One of the reasons Dr. Bushnell is the national leader in enrollment in the Regeneten patient registry is because he’s determined to prove it really works so more insurance companies will cover it.  

“It’s a shame the implant isn’t available to everyone who needs it. One of my biggest hopes is that we can get this covered for more patients. If our research can really prove clinical benefits with cost effectiveness, we can make it happen. There are new studies starting up this spring, and some of my partners are now participating as well.
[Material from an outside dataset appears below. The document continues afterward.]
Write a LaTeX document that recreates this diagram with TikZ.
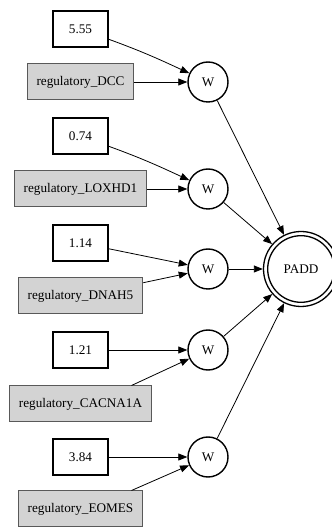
\documentclass[tikz,border=0pt]{standalone}
\usepackage{fontspec}
\setmainfont{Liberation Serif}
\usetikzlibrary{arrows.meta}
\definecolor{reggray}{RGB}{211,211,211}
\begin{document}
\begin{tikzpicture}[x=1pt,y=1pt,
  font=\fontsize{13.2}{15}\selectfont,
  valbox/.style={draw=black,line width=1.2pt,minimum width=55pt,minimum height=36pt,inner xsep=9.5pt,inner ysep=0pt},
  regbox/.style={draw=black!65,fill=reggray,line width=1pt,minimum height=36pt,inner xsep=9.5pt,inner ysep=0pt},
  wnode/.style={draw=black,circle,line width=1.4pt,minimum size=40pt,inner sep=0pt},
  conn/.style={line width=0.8pt,-{Triangle[length=9pt,width=7pt]}}]
\useasboundingbox (0,0) rectangle (332,528);
\node[valbox] (v1) at (80.5,499) {5.55};
\node[regbox] (r1) at (80.5,446) {regulatory\_DCC};
\node[wnode] (w1) at (208,446) {W};
\node[valbox] (v2) at (80.5,392) {0.74};
\node[regbox] (r2) at (80.5,339) {regulatory\_LOXHD1};
\node[wnode] (w2) at (208,339) {W};
\node[valbox] (v3) at (80.5,285) {1.14};
\node[regbox] (r3) at (80.5,232) {regulatory\_DNAH5};
\node[wnode] (w3) at (208,259) {W};
\node[valbox] (v4) at (80.5,178) {1.21};
\node[wnode] (w4) at (208,178) {W};
\node[regbox] (r4) at (80.5,124) {regulatory\_CACNA1A};
\node[valbox] (v5) at (80.5,71) {3.84};
\node[wnode] (w5) at (208,71) {W};
\node[regbox] (r5) at (80.5,19) {regulatory\_EOMES};
\node[draw=black,circle,line width=1.3pt,minimum size=75pt,inner sep=0pt] (padd) at (301,259) {PADD};
\draw[line width=1.3pt] (padd.center) circle[radius=33.3pt];
\draw[conn] (v1) to[out=-20,in=155] (w1);
\draw[conn] (r1) -- (w1);
\draw[conn] (v2) to[out=-20,in=155] (w2);
\draw[conn] (r2) -- (w2);
\draw[conn] (v3) -- (w3);
\draw[conn] (r3) -- (w3);
\draw[conn] (v4) -- (w4);
\draw[conn] ([xshift=51pt]r4.north) -- (w4);
\draw[conn] (v5) -- (w5);
\draw[conn] ([xshift=51pt]r5.north) -- (w5);
\draw[conn] (w1) -- (padd);
\draw[conn] (w2) -- (padd);
\draw[conn] (w3) -- (padd);
\draw[conn] (w4) -- (padd);
\draw[conn] (w5) -- (padd);
\end{tikzpicture}
\end{document}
It’s an exciting time.”

The cost-effectiveness factor includes that the surgery may reduce or eliminate the need for revision surgeries, prolonged physical therapy and the patient’s time out of work.

“I want it to be available for everyone,” he says simply. “It works.”

As far as his research goes, Dr. Bushnell says he’s thrilled that Harbin Clinic can be a national leader in orthopedic shoulder research.

“It’s wonderful that our numbers have outpaced those of our collaborators at places like Princeton and the Steadman-Hawkins Clinic in Denver. It’s a little friendly competition among national colleagues that goes a long way,” he says. “By providing care for our local patients and doing these research studies, we’re helping thousands of people out there we will never meet, in places that have never heard of Rome, Georgia. That’s pretty cool.”